Find each line containing the string "that" and return it.
** START **
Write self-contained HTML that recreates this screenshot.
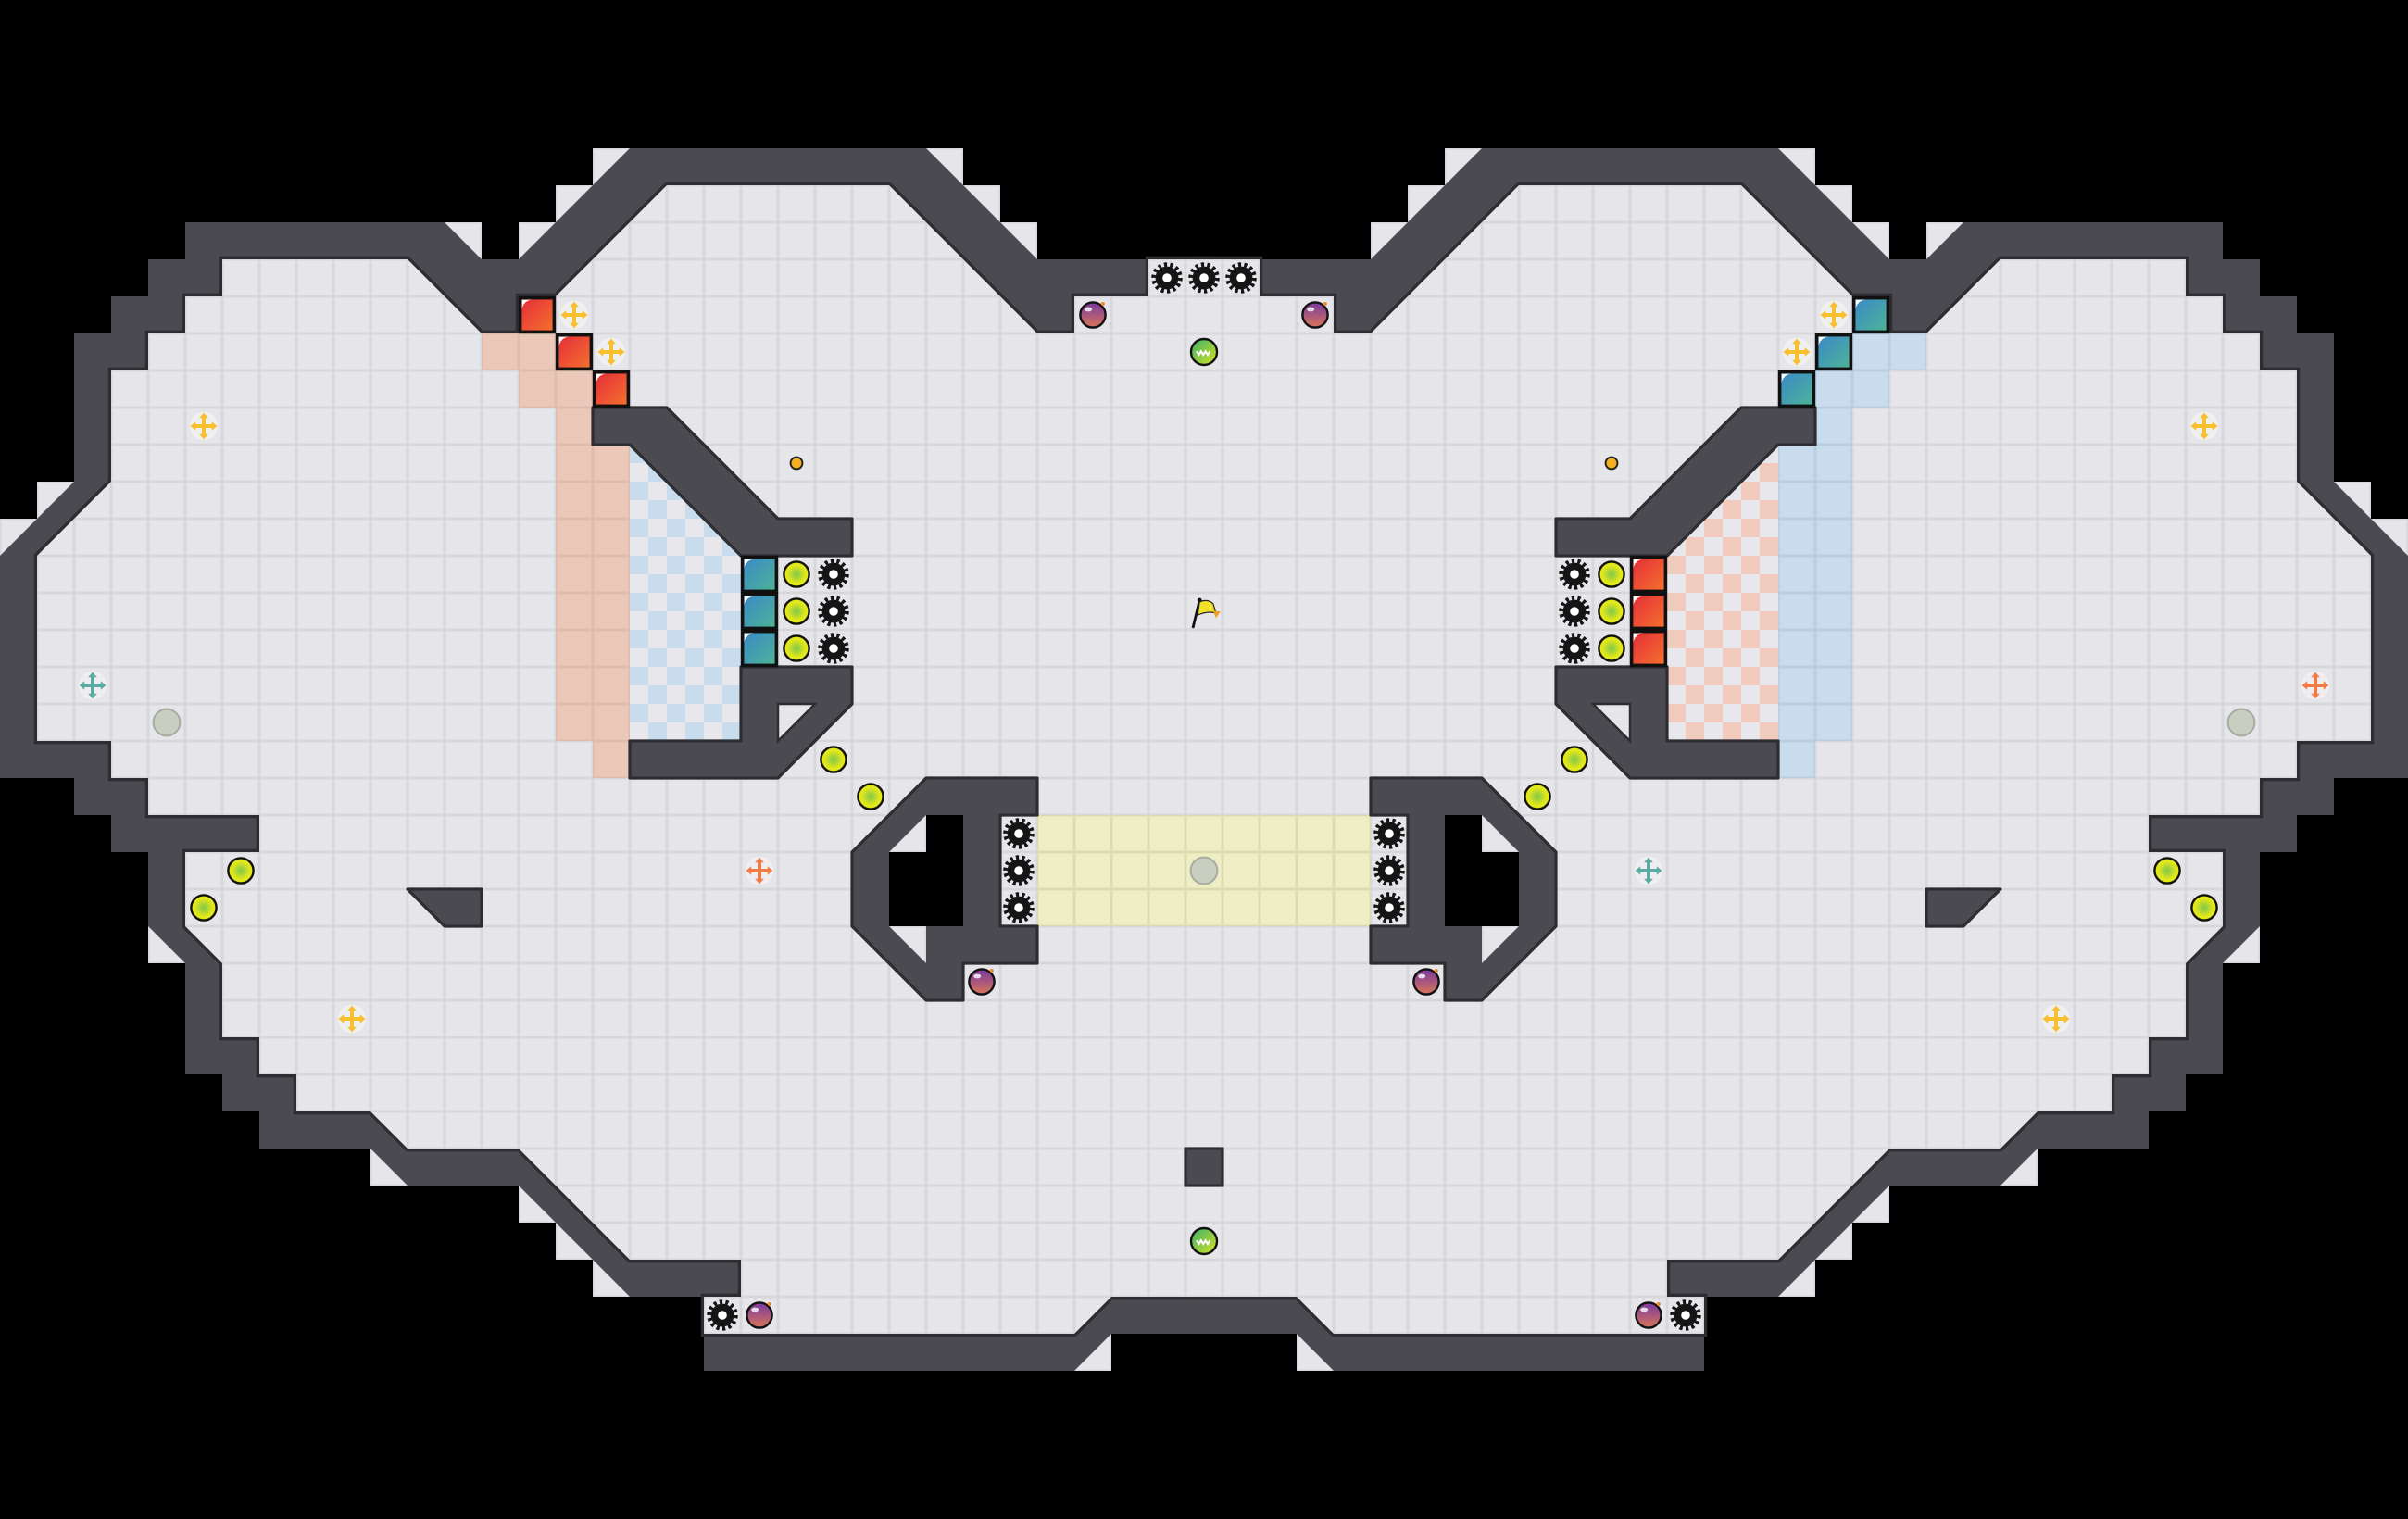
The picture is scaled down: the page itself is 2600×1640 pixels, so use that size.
<!DOCTYPE html>
<html><head><meta charset="utf-8"><style>
html,body{margin:0;padding:0;background:#000;}
svg{display:block;}
</style></head><body>
<svg width="2600" height="1640" viewBox="0 0 65 41" xmlns="http://www.w3.org/2000/svg">
<defs>
<pattern id="fl" patternUnits="userSpaceOnUse" width="1" height="1"><rect width="1" height="1" fill="#d6d6db"/><rect x="0.035" y="0.035" width="0.93" height="0.93" fill="#e6e6ea"/></pattern>
<pattern id="sal" patternUnits="userSpaceOnUse" width="1" height="1"><rect width="1" height="1" fill="#dcbcae"/><rect x="0.035" y="0.035" width="0.93" height="0.93" fill="#ecc8b8"/></pattern>
<pattern id="blu" patternUnits="userSpaceOnUse" width="1" height="1"><rect width="1" height="1" fill="#b8cde0"/><rect x="0.035" y="0.035" width="0.93" height="0.93" fill="#c8dcee"/></pattern>
<pattern id="yel" patternUnits="userSpaceOnUse" width="1" height="1"><rect width="1" height="1" fill="#dcdbb0"/><rect x="0.035" y="0.035" width="0.93" height="0.93" fill="#eeedc4"/></pattern>
<pattern id="chb" patternUnits="userSpaceOnUse" width="1" height="1"><rect width="1" height="1" fill="#e8e8ec"/><rect width="0.5" height="0.5" fill="#c8dcee"/><rect x="0.5" y="0.5" width="0.5" height="0.5" fill="#c8dcee"/></pattern>
<pattern id="chr" patternUnits="userSpaceOnUse" width="1" height="1"><rect width="1" height="1" fill="#e8e8ec"/><rect width="0.5" height="0.5" fill="#f0cbbd"/><rect x="0.5" y="0.5" width="0.5" height="0.5" fill="#f0cbbd"/></pattern>
<linearGradient id="gr" x1="0" y1="0" x2="1" y2="1"><stop offset="0" stop-color="#e42a3a"/><stop offset="1" stop-color="#f4742e"/></linearGradient>
<linearGradient id="gt" x1="0" y1="0" x2="1" y2="1"><stop offset="0" stop-color="#3a88c8"/><stop offset="1" stop-color="#4eb496"/></linearGradient>
<radialGradient id="gb"><stop offset="0" stop-color="#7cc84a"/><stop offset="0.7" stop-color="#dfe61c"/><stop offset="1" stop-color="#e8ec14"/></radialGradient>
<linearGradient id="gbomb" x1="0" y1="0" x2="0" y2="1"><stop offset="0" stop-color="#7a3aa0"/><stop offset="1" stop-color="#d8745a"/></linearGradient>
<linearGradient id="ggr" x1="0" y1="0" x2="1" y2="1"><stop offset="0" stop-color="#3aae6a"/><stop offset="1" stop-color="#d8e422"/></linearGradient>
<polygon id="outerL" points="32.6,7 28,7 25,4 17,4 14,7 13,7 12,6 5,6 5,7 4,7 4,8 3,8 3,9 2,9 2,13 0,15 0,21 2,21 2,22 3,22 3,23 4,23 4,25 5,26 5,29 6,29 6,30 7,30 7,31 10,31 11,32 14,32 17,35 19,35 19,37 29,37 30,36 32.6,36"/>
<polygon id="innerL" points="32.6,7 31,7 31,8 29,8 29,9 28,9 24,5 18,5 15,8 14,8 14,9 13,9 11,7 6,7 6,8 5,8 5,9 4,9 4,10 3,10 3,13 1,15 1,20 3,20 3,21 4,21 4,22 7,22 7,23 5,23 5,25 6,26 6,28 7,28 7,29 8,29 8,30 10,30 11,31 14,31 17,34 20,34 20,35 19,35 19,36 29,36 30,35 32.6,35"/>
<g id="under">
<rect x="1" y="13" width="1" height="1"/><rect x="0" y="14" width="1" height="1"/><rect x="12" y="6" width="1" height="1"/><rect x="14" y="6" width="1" height="1"/><rect x="15" y="5" width="1" height="1"/><rect x="16" y="4" width="1" height="1"/><rect x="25" y="4" width="1" height="1"/><rect x="26" y="5" width="1" height="1"/><rect x="27" y="6" width="1" height="1"/><rect x="4" y="25" width="1" height="1"/><rect x="10" y="31" width="1" height="1"/><rect x="14" y="32" width="1" height="1"/><rect x="15" y="33" width="1" height="1"/><rect x="16" y="34" width="1" height="1"/><rect x="29" y="36" width="1" height="1"/>
</g>
<g id="inwalls">
<polygon points="16,11 18,11 21,14 23,14 23,15 20,15 17,12 16,12" fill="#4a4a50" stroke="#2c2c31" stroke-width="0.08" stroke-linejoin="round"/>
<polygon points="20,18 23,18 23,19 21,21 17,21 17,20 20,20" fill="#4a4a50" stroke="#2c2c31" stroke-width="0.08" stroke-linejoin="round"/>
<polygon points="21,19 22,19 21,20" fill="url(#fl)" stroke="#2c2c31" stroke-width="0.06"/>
<polygon points="25,21 28,21 28,22 27,22 27,25 28,25 28,26 26,26 26,27 25,27 23,25 23,23" fill="#4a4a50" stroke="#2c2c31" stroke-width="0.08" stroke-linejoin="round"/>
<polygon points="25,22 26,22 26,25 24,25 24,23 25,23" fill="#000"/>
<polygon points="24,23 25,22 25,23" fill="url(#fl)"/>
<polygon points="24,25 25,25 25,26" fill="url(#fl)"/>
<polygon points="11,24 13,24 13,25 12,25" fill="#4a4a50" stroke="#2c2c31" stroke-width="0.08" stroke-linejoin="round"/>
</g>
<g id="gear"><circle r="0.36" fill="none" stroke="#151515" stroke-width="0.12" stroke-dasharray="0.08 0.0816"/><circle r="0.31" fill="#151515"/><circle r="0.12" fill="#fff"/></g>
<g id="ball"><circle r="0.34" fill="url(#gb)" stroke="#111" stroke-width="0.06"/></g>
<g id="bomb"><circle r="0.34" fill="url(#gbomb)" stroke="#111" stroke-width="0.06"/><ellipse cx="-0.12" cy="-0.15" rx="0.1" ry="0.06" fill="#fff" opacity="0.8"/><circle cx="0.27" cy="-0.3" r="0.05" fill="#f08a20"/></g>
<g id="green"><circle r="0.35" fill="url(#ggr)" stroke="#111" stroke-width="0.06"/><path d="M-0.2,-0.02 l0.06,0.1 l0.06,-0.1 l0.06,0.1 l0.06,-0.1 l0.06,0.1 l0.06,-0.1" fill="none" stroke="#fff" stroke-width="0.05"/></g>
<g id="cross"><circle r="0.38" fill="#fff" opacity="0.35"/><rect x="-0.26" y="-0.05" width="0.52" height="0.1"/><rect x="-0.05" y="-0.26" width="0.1" height="0.52"/><polygon points="-0.36,0 -0.22,-0.12 -0.22,0.12"/><polygon points="0.36,0 0.22,-0.12 0.22,0.12"/><polygon points="0,-0.36 -0.12,-0.22 0.12,-0.22"/><polygon points="0,0.36 -0.12,0.22 0.12,0.22"/></g>
<g id="gray"><circle r="0.36" fill="#c9cfc0" stroke="#a6ad9f" stroke-width="0.05"/></g>
<g id="dot"><circle r="0.16" fill="#f5b020" stroke="#222" stroke-width="0.05"/></g>
<g id="rt"><rect x="0.04" y="0.04" width="0.92" height="0.92" fill="url(#gr)" stroke="#111" stroke-width="0.09"/><path d="M0.09,0.09 h0.28 a0.28,0.28 0 0 0 -0.28,0.28z" fill="#fff"/></g>
<g id="tt"><rect x="0.04" y="0.04" width="0.92" height="0.92" fill="url(#gt)" stroke="#111" stroke-width="0.09"/><path d="M0.09,0.09 h0.28 a0.28,0.28 0 0 0 -0.28,0.28z" fill="#fff"/></g>
</defs>
<rect width="65" height="41" fill="#000"/>
<!-- floor under diagonals -->
<use href="#under" fill="url(#fl)"/>
<use href="#under" fill="url(#fl)" transform="translate(65,0) scale(-1,1)"/>
<!-- outer walls -->
<use href="#outerL" fill="#4a4a50"/>
<use href="#outerL" fill="#4a4a50" transform="translate(65,0) scale(-1,1)"/>
<use href="#innerL" fill="#2c2c31" stroke="#2c2c31" stroke-width="0.16" stroke-linejoin="miter"/>
<use href="#innerL" fill="#2c2c31" stroke="#2c2c31" stroke-width="0.16" transform="translate(65,0) scale(-1,1)"/>
<use href="#innerL" fill="url(#fl)"/>
<use href="#innerL" fill="url(#fl)" transform="translate(65,0) scale(-1,1)"/>
<!-- colored zones left -->
<g fill="url(#sal)"><rect x="13" y="9" width="2" height="1"/><rect x="14" y="10" width="2" height="1"/><rect x="15" y="11" width="1" height="9"/><rect x="16" y="12" width="1" height="9"/></g>
<polygon points="17,12 20,15 20,20 17,20" fill="url(#chb)"/>
<!-- colored zones right -->
<g fill="url(#blu)"><rect x="50" y="9" width="2" height="1"/><rect x="49" y="10" width="2" height="1"/><rect x="49" y="11" width="1" height="9"/><rect x="48" y="12" width="1" height="9"/></g>
<polygon points="48,12 45,15 45,20 48,20" fill="url(#chr)"/>
<rect x="28" y="22" width="9" height="3" fill="url(#yel)"/>
<!-- interior walls -->
<use href="#inwalls"/>
<use href="#inwalls" transform="translate(65,0) scale(-1,1)"/>
<rect x="32" y="31" width="1" height="1" fill="#4a4a50" stroke="#2c2c31" stroke-width="0.08"/>
<!-- tiles -->
<use href="#rt" x="14" y="8"/><use href="#rt" x="15" y="9"/><use href="#rt" x="16" y="10"/>
<use href="#rt" x="44" y="15"/><use href="#rt" x="44" y="16"/><use href="#rt" x="44" y="17"/>
<use href="#tt" x="20" y="15"/><use href="#tt" x="20" y="16"/><use href="#tt" x="20" y="17"/>
<use href="#tt" x="50" y="8"/><use href="#tt" x="49" y="9"/><use href="#tt" x="48" y="10"/>
<!-- gears -->
<use href="#gear" x="22.5" y="15.5"/><use href="#gear" x="22.5" y="16.5"/><use href="#gear" x="22.5" y="17.5"/>
<use href="#gear" x="27.5" y="22.5"/><use href="#gear" x="27.5" y="23.5"/><use href="#gear" x="27.5" y="24.5"/>
<use href="#gear" x="19.5" y="35.5"/>
<use href="#gear" x="31.5" y="7.5"/><use href="#gear" x="32.5" y="7.5"/><use href="#gear" x="33.5" y="7.5"/>
<use href="#gear" x="42.5" y="15.5"/><use href="#gear" x="42.5" y="16.5"/><use href="#gear" x="42.5" y="17.5"/>
<use href="#gear" x="37.5" y="22.5"/><use href="#gear" x="37.5" y="23.5"/><use href="#gear" x="37.5" y="24.5"/>
<use href="#gear" x="45.5" y="35.5"/>
<!-- balls -->
<use href="#ball" x="21.5" y="15.5"/><use href="#ball" x="21.5" y="16.5"/><use href="#ball" x="21.5" y="17.5"/>
<use href="#ball" x="22.5" y="20.5"/><use href="#ball" x="23.5" y="21.5"/><use href="#ball" x="6.5" y="23.5"/><use href="#ball" x="5.5" y="24.5"/>
<use href="#ball" x="43.5" y="15.5"/><use href="#ball" x="43.5" y="16.5"/><use href="#ball" x="43.5" y="17.5"/>
<use href="#ball" x="42.5" y="20.5"/><use href="#ball" x="41.5" y="21.5"/><use href="#ball" x="58.5" y="23.5"/><use href="#ball" x="59.5" y="24.5"/>
<!-- bombs -->
<use href="#bomb" x="29.5" y="8.5"/><use href="#bomb" x="26.5" y="26.5"/><use href="#bomb" x="20.5" y="35.5"/>
<use href="#bomb" x="35.5" y="8.5"/><use href="#bomb" x="38.5" y="26.5"/><use href="#bomb" x="44.5" y="35.5"/>
<use href="#green" x="32.5" y="9.5"/><use href="#green" x="32.5" y="33.5"/>
<!-- crosses -->
<g fill="#f7c02c">
<use href="#cross" x="15.5" y="8.5"/><use href="#cross" x="16.5" y="9.5"/><use href="#cross" x="5.5" y="11.5"/><use href="#cross" x="9.5" y="27.5"/>
<use href="#cross" x="49.5" y="8.5"/><use href="#cross" x="48.5" y="9.5"/><use href="#cross" x="59.5" y="11.5"/><use href="#cross" x="55.5" y="27.5"/>
</g>
<g fill="#5aaaa2"><use href="#cross" x="2.5" y="18.5"/><use href="#cross" x="44.5" y="23.5"/></g>
<g fill="#f07a48"><use href="#cross" x="20.5" y="23.5"/><use href="#cross" x="62.5" y="18.5"/></g>
<use href="#gray" x="4.5" y="19.5"/><use href="#gray" x="60.5" y="19.5"/><use href="#gray" x="32.5" y="23.5"/>
<use href="#dot" x="21.5" y="12.5"/><use href="#dot" x="43.5" y="12.5"/>
<!-- flag -->
<line x1="32.2" y1="16.95" x2="32.38" y2="16.2" stroke="#111" stroke-width="0.07"/>
<circle cx="32.38" cy="16.2" r="0.06" fill="#111"/>
<path d="M32.38,16.25 Q32.6,16.15 32.75,16.3 L32.82,16.55 Q32.62,16.48 32.33,16.6 Z" fill="#f2e02a" stroke="#222" stroke-width="0.03"/>
<path d="M32.75,16.5 L32.95,16.5 L32.82,16.68 Z" fill="#f0a020"/>
</svg>
</body></html>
** END **
## RESPONSE
Write self-contained HTML that recreates this screenshot.
The picture is scaled down: the page itself is 2600×1640 pixels, so use that size.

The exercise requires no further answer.